Un opening somptueux qui a parfaitement capturé l’esprit du manga, un ending rafraîchissant qui tombe à pic après s’être fait doucher à la testostérone, mais entre les deux : c’est la soupe à la grimace. A la base, Toriko est une œuvre qui repose sur trois piliers. L’humour, la brutalité, l’exagération. Adapté pour être tout public, l’une de ces colonnes est retirée, et voilà que l’ensemble commence à se casser la gueule. Grand fan de la version papier, à mes yeux, l’anime oscille entre vaguement sympathique et carrément décevant.
Pour être pris au sérieux, le manga lui-même demande un temps d’adaptation. Le concept de l’œuvre après tout, est difficile à appréhender. Le monde de Toriko tourne autour de la boustifaille, notre protagoniste risque chaque jour sa vie dans des épisodes périlleux de chasse, pêche & cueillette, et il défait ses adversaires en usant de techniques mimiquant le couteau et la fourchette. Néanmoins, c’est en admirant une quête qui verse dans l’épique et le sanglant que l’on se prend d’affection pour Toriko. Les combats sont crus et violents, le protagoniste saigne et risque souvent la mutilation, sans que jamais sa ferveur et son esprit combattif ne faiblissent. Bien que pensant « Pfff, c’est ridicule » de voir un homme se faire mettre en pièces pour goûter à un bol de soupe millénaire, on ne peut s’empêcher d’être scotché par les affrontements sans pitié et empreints de détermination qu’il mène. Finalement, l’œuvre de base dépasse le côté grotesque de sa situation pour s’attacher notre respect.
Mais dans l’anime, tout-public et donc dépourvu de cette impression de violence et de dangerosité, impossible d’oublier l’aspect burlesque de l’histoire. Les coups du tranchant de la main de Toriko, capables de fendre en deux un alligator de six tonnes, ici, provoquent fumée et autres effets visuels de censure. De fait, les combats perdent très sensiblement de leur cachet. Vous n’y verrez probablement pas une seule goutte de sang. Les trous et coupures profondes sont transformés en jolis hématomes propres sur eux. Il convient après tout de plaire jusqu’aux plus jeunes.
De fait, l’anime joue davantage sur son côté comique. Les noms des techniques et des plats sont prononcés avec un évident surjeu, une emphase et dramatisation qui fait facilement sourire. La série progresse rapidement, on enchaîne les arcs du manga à toute berzingue, ce qui est une bonne chose, car entretient une certaine dynamicité.
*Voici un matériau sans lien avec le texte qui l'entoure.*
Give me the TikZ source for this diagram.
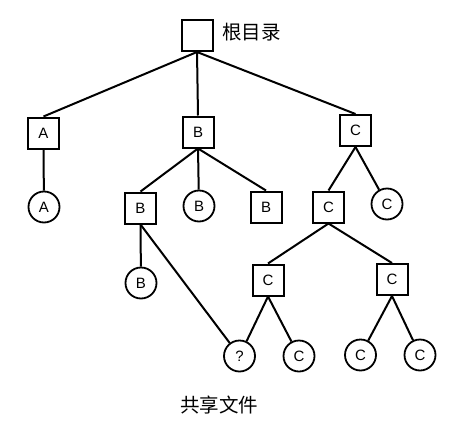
\documentclass[tikz,border=0pt]{standalone}
\usepackage{fontspec}
\setmainfont{Liberation Sans}
\newfontfamily\cjk{Noto Sans CJK SC}
\begin{document}
\begin{tikzpicture}[x=1pt,y=-1pt,
  dirbox/.style={draw,line width=2pt,minimum size=31pt,inner sep=0pt,font=\fontsize{15}{15}\selectfont},
  filecirc/.style={draw,circle,line width=1.8pt,minimum size=31pt,inner sep=0pt,font=\fontsize{15}{15}\selectfont},
  edge/.style={line width=2pt},
  lbl/.style={font=\cjk\fontsize{19.5}{20}\selectfont,inner sep=0pt}]
\useasboundingbox (0,0) rectangle (452,439);
\node[dirbox] (root) at (197,35.5) {};
\node[lbl,anchor=west] (rootlbl) at (222,32) {根目录};
% level 1
\node[dirbox] (A) at (43.5,133) {A};
\node[dirbox] (B) at (198,132) {B};
\node[dirbox] (C) at (355.5,130.5) {C};
% level 2
\node[filecirc] (fA) at (44,207) {A};
\node[dirbox] (B1) at (140.5,208) {B};
\node[filecirc] (fB) at (199,206) {B};
\node[dirbox] (B2) at (266,207) {B};
\node[dirbox] (C1) at (328.5,207) {C};
\node[filecirc] (fC) at (387,204) {C};
% level 3
\node[filecirc] (fB1) at (141,283) {B};
\node[dirbox] (C2) at (268,280) {C};
\node[dirbox] (C3) at (392,279.5) {C};
% level 4
\node[filecirc] (q) at (239.5,356) {?};
\node[filecirc] (fC2) at (299,356) {C};
\node[filecirc] (fC3) at (360.5,355) {C};
\node[filecirc] (fC4) at (420,355) {C};
\node[lbl] (share) at (219,405) {共享文件};
% edges
\draw[edge] (root.south) -- (A.north);
\draw[edge] (root.south) -- (B.north);
\draw[edge] (root.south) -- (C.north);
\draw[edge] (A.south) -- (fA);
\draw[edge] (B.south) -- (B1.north);
\draw[edge] (B.south) -- (fB);
\draw[edge] (B.south) -- (B2.north);
\draw[edge] (C.south) -- (C1.north);
\draw[edge] (C.south) -- (fC);
\draw[edge] (B1.south) -- (fB1);
\draw[edge] (B1.south) -- (q);
\draw[edge] (C1.south) -- (C2.north);
\draw[edge] (C1.south) -- (C3.north);
\draw[edge] (C2.south) -- (q);
\draw[edge] (C2.south) -- (fC2);
\draw[edge] (C3.south) -- (fC3);
\draw[edge] (C3.south) -- (fC4);
\end{tikzpicture}
\end{document}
Visuellement, ce n’est pas toujours très régulier. Certains plans, notamment lors de combats, me paraissent carrément laids. C’est néanmoins plutôt ponctuel et ne m’aura sauté aux yeux qu’une ou deux fois. Musicalement parlant, mis à part ces opening et ending que je trouve très réussis, rien ne m’aura vraiment paru exceptionnel. Le doublage de certains ennemis est toutefois très crispant.
Dans l’apparent but de s’attirer l’audimat du jeune public masculin, l’anime rajoute une héroïne en la personne de Tina. Une journaliste gastronomique qui se débrouillera pour suivre Toriko dans toutes ses aventures, et souvent dans des tenues un peu moulantes mettant en avant ses arguments. Ceci étant posé, je n’arrive pas à trouver d’autre raison à sa présence. Il est vrai qu’à la base, le manga est singulièrement dépourvu de protagonistes féminins. L’histoire est légèrement trafiquée de ça et de là pour légitimer l'existence de ce personnage inédit, qui se révélera souvent superfétatoire.
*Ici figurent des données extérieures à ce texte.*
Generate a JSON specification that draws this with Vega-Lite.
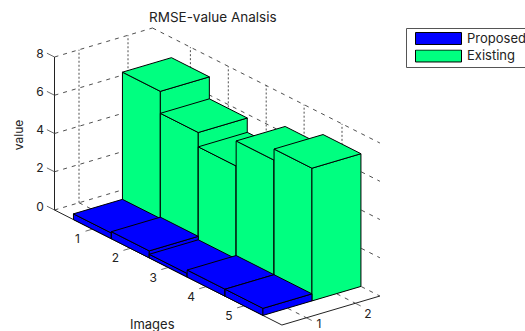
{
  "$schema": "https://vega.github.io/schema/vega-lite/v6.json",
  "width": 525,
  "height": 331,
  "padding": 0,
  "autosize": "none",
  "background": "white",
  "title": {
    "text": "RMSE-value Analsis",
    "anchor": "start",
    "frame": "group",
    "dx": 149,
    "dy": 28,
    "font": "Inter",
    "fontSize": 13.5,
    "fontWeight": "normal",
    "color": "#222222"
  },
  "config": {"view": {"stroke": null}},
  "datasets": {
    "bars": [
      {"image": 1, "series": "Existing", "value": 6.95},
      {"image": 2, "series": "Existing", "value": 5.8},
      {"image": 3, "series": "Existing", "value": 5.05},
      {"image": 4, "series": "Existing", "value": 6.36},
      {"image": 5, "series": "Existing", "value": 6.94},
      {"image": 1, "series": "Proposed", "value": 0.3},
      {"image": 2, "series": "Proposed", "value": 0.37},
      {"image": 3, "series": "Proposed", "value": 0.19},
      {"image": 4, "series": "Proposed", "value": 0.37},
      {"image": 5, "series": "Proposed", "value": 0.37}
    ],
    "ticks": [
      {"dim": "value", "tick": 0},
      {"dim": "value", "tick": 2},
      {"dim": "value", "tick": 4},
      {"dim": "value", "tick": 6},
      {"dim": "value", "tick": 8},
      {"dim": "image", "tick": 1},
      {"dim": "image", "tick": 2},
      {"dim": "image", "tick": 3},
      {"dim": "image", "tick": 4},
      {"dim": "image", "tick": 5},
      {"dim": "series", "tick": 1},
      {"dim": "series", "tick": 2}
    ],
    "axes": [
      {"dim": "value", "title": "value"},
      {"dim": "image", "title": "Images"},
      {"dim": "series", "title": ""}
    ]
  },
  "encoding": {
    "x": {"field": "sx", "type": "quantitative", "axis": null, "scale": {"domain": [0, 525], "range": [0, 525], "nice": false, "zero": false}},
    "y": {"field": "sy", "type": "quantitative", "axis": null, "scale": {"domain": [331, 0], "range": [331, 0], "nice": false, "zero": false}}
  },
  "layer": [
    {
      "description": "Dashed grid on the two back walls and the floor of the 3-D box",
      "data": {"name": "ticks"},
      "transform": [
        {"calculate": "datum.dim == 'value' ? [[0,0.5,datum.tick,0,2.5,datum.tick],[0,2.5,datum.tick,6,2.5,datum.tick]] : datum.dim == 'image' ? [[datum.tick,0.5,0,datum.tick,2.5,0],[datum.tick,2.5,0,datum.tick,2.5,8]] : [[0,datum.tick,0,6,datum.tick,0],[0,datum.tick,0,0,datum.tick,8]]", "as": "edge"},
        {"flatten": ["edge"]},
        {"calculate": "54.5+37.9*datum.edge[0]+49*(datum.edge[1]-0.5)", "as": "sx"},
        {"calculate": "210+19.17*datum.edge[0]-14.5*(datum.edge[1]-0.5)-19.125*datum.edge[2]", "as": "sy"},
        {"calculate": "54.5+37.9*datum.edge[3]+49*(datum.edge[4]-0.5)", "as": "sx2"},
        {"calculate": "210+19.17*datum.edge[3]-14.5*(datum.edge[4]-0.5)-19.125*datum.edge[5]", "as": "sy2"},
        {"calculate": "datum.edge[2] != datum.edge[5] ? 'vertical' : 'level'", "as": "style"}
      ],
      "mark": {"type": "rule", "stroke": "#222222", "strokeWidth": 0.8},
      "encoding": {
        "x2": {"field": "sx2"},
        "y2": {"field": "sy2"},
        "strokeDash": {"field": "style", "type": "nominal", "legend": null, "scale": {"domain": ["vertical", "level"], "range": [[2, 2], [4, 5]]}}
      }
    },
    {
      "description": "Solid axis lines",
      "data": {"name": "axes"},
      "transform": [
        {"calculate": "datum.dim == 'value' ? [0,0.5,0,0,0.5,8] : datum.dim == 'image' ? [0,0.5,0,6,0.5,0] : [6,0.5,0,6,2.5,0]", "as": "edge"},
        {"calculate": "54.5+37.9*datum.edge[0]+49*(datum.edge[1]-0.5)", "as": "sx"},
        {"calculate": "210+19.17*datum.edge[0]-14.5*(datum.edge[1]-0.5)-19.125*datum.edge[2]", "as": "sy"},
        {"calculate": "54.5+37.9*datum.edge[3]+49*(datum.edge[4]-0.5)", "as": "sx2"},
        {"calculate": "210+19.17*datum.edge[3]-14.5*(datum.edge[4]-0.5)-19.125*datum.edge[5]", "as": "sy2"}
      ],
      "mark": {"type": "rule", "stroke": "#222222", "strokeWidth": 1},
      "encoding": {"x2": {"field": "sx2"}, "y2": {"field": "sy2"}}
    },
    {
      "description": "Short tick marks on the three axes",
      "data": {"name": "ticks"},
      "transform": [
        {"calculate": "datum.dim == 'value' ? [0,0.5,datum.tick,-0.2,0.5,datum.tick] : datum.dim == 'image' ? [datum.tick,0.5,0,datum.tick,0.36,0] : [6,datum.tick,0,6.14,datum.tick,0]", "as": "edge"},
        {"calculate": "54.5+37.9*datum.edge[0]+49*(datum.edge[1]-0.5)", "as": "sx"},
        {"calculate": "210+19.17*datum.edge[0]-14.5*(datum.edge[1]-0.5)-19.125*datum.edge[2]", "as": "sy"},
        {"calculate": "54.5+37.9*datum.edge[3]+49*(datum.edge[4]-0.5)", "as": "sx2"},
        {"calculate": "210+19.17*datum.edge[3]-14.5*(datum.edge[4]-0.5)-19.125*datum.edge[5]", "as": "sy2"}
      ],
      "mark": {"type": "rule", "stroke": "#444444", "strokeWidth": 0.8},
      "encoding": {"x2": {"field": "sx2"}, "y2": {"field": "sy2"}}
    },
    {
      "description": "Visible faces of each 3-D bar, back to front",
      "data": {"name": "bars"},
      "transform": [
        {"calculate": "datum.series == 'Proposed' ? 1 : 2", "as": "slot"},
        {"calculate": "[['y',0,-0.5,-0.5,0],['y',1,0.5,-0.5,0],['y',2,0.5,-0.5,1],['y',3,-0.5,-0.5,1],['x',0,0.5,-0.5,0],['x',1,0.5,0.5,0],['x',2,0.5,0.5,1],['x',3,0.5,-0.5,1],['t',0,-0.5,-0.5,1],['t',1,0.5,-0.5,1],['t',2,0.5,0.5,1],['t',3,-0.5,0.5,1]]", "as": "vertex"},
        {"flatten": ["vertex"]},
        {"calculate": "datum.series + '-' + datum.image + '-' + datum.vertex[0]", "as": "face"},
        {"calculate": "datum.vertex[1]", "as": "corner"},
        {"calculate": "54.5+37.9*(datum.image+datum.vertex[2])+49*(datum.slot+datum.vertex[3]-0.5)", "as": "sx"},
        {"calculate": "210+19.17*(datum.image+datum.vertex[2])-14.5*(datum.slot+datum.vertex[3]-0.5)-19.125*datum.value*datum.vertex[4]", "as": "sy"}
      ],
      "mark": {"type": "line", "interpolate": "linear-closed", "stroke": "#000000", "strokeWidth": 1, "strokeJoin": "round"},
      "encoding": {
        "detail": {"field": "face", "type": "nominal"},
        "order": {"field": "corner", "type": "quantitative"},
        "fill": {
          "field": "series",
          "type": "nominal",
          "scale": {"domain": ["Proposed", "Existing"], "range": ["#0000ff", "#00ff80"]},
          "legend": {
            "title": null,
            "orient": "none",
            "legendX": 406,
            "legendY": 28,
            "padding": 4,
            "strokeColor": "#555555",
            "fillColor": "white",
            "symbolType": "M-1,-0.26H1V0.26H-1Z",
            "symbolSize": 2116,
            "symbolOffset": 5,
            "symbolStrokeColor": "#000000",
            "symbolStrokeWidth": 1,
            "symbolOpacity": 1,
            "clipHeight": 13,
            "rowPadding": 3.5,
            "labelOffset": 5,
            "labelFont": "Inter",
            "labelFontSize": 13,
            "labelColor": "#222222",
            "labelLimit": 100
          }
        }
      }
    },
    {
      "description": "Tick labels",
      "data": {"name": "ticks"},
      "transform": [
        {"calculate": "datum.dim == 'value' ? 54.5-14.5 : datum.dim == 'image' ? 54.5+37.9*datum.tick-15 : 281.9+49*(datum.tick-0.5)+12.6", "as": "sx"},
        {"calculate": "datum.dim == 'value' ? 210-19.125*datum.tick-3.5 : datum.dim == 'image' ? 210+19.17*datum.tick+10 : datum.tick == 1 ? 324 : 325-14.5*1.5+10.5", "as": "sy"}
      ],
      "mark": {"type": "text", "font": "Inter", "fontSize": 12, "color": "#222222", "align": "center", "baseline": "middle"},
      "encoding": {"text": {"field": "tick", "type": "quantitative"}}
    },
    {
      "description": "Axis titles",
      "data": {"name": "axes"},
      "transform": [
        {"filter": "datum.title != ''"},
        {"calculate": "datum.dim == 'value' ? 54.5-35.5 : 54.5+37.9*3-16", "as": "sx"},
        {"calculate": "datum.dim == 'value' ? 210-19.125*4+1.5 : 210+19.17*3+57.5", "as": "sy"},
        {"calculate": "datum.dim == 'value' ? 270 : 0", "as": "turn"},
        {"calculate": "datum.dim == 'value' ? 12 : 13", "as": "size"}
      ],
      "mark": {"type": "text", "font": "Inter", "color": "#222222", "align": "center", "baseline": "middle"},
      "encoding": {
        "text": {"field": "title", "type": "nominal"},
        "angle": {"field": "turn", "type": "quantitative", "scale": null},
        "size": {"field": "size", "type": "quantitative", "scale": null}
      }
    }
  ]
}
Donc, si les passages « dégustations » de Toriko gagnent à être animés, les combats quant à eux perdent une bonne partie de leur intérêt, n’étant désormais guère plus impressionnants. Un sacré point noir pour un shônen, néanmoins, l’adaptation a probablement rempli une bonne partie de ses objectifs. Les plus jeunes peuvent visionner sans heurt, même si cela est un peu douloureux pour les adeptes du manga de ne plus y voir qu’une alternative à la onzième saison de Pokémon. Mention spéciale toutefois pour l’introduction, suivant chaque fois l’opening et présentant les ingrédients merveilleux du monde de Toriko. La voix du narrateur est délirante, et visuellement, c’est toujours très joli ou donne très faim.
Ce que j’essaie de vous transmettre avec cette critique, c’est que l’anime Toriko, sans être exceptionnel, n’est pas non plus un désastre complet. Les fans de la version papier auront certainement du mal à apprécier l’œuvre plus qu’à moitié, mais pour les autres et notamment les plus jeunes, elle se révélera divertissante.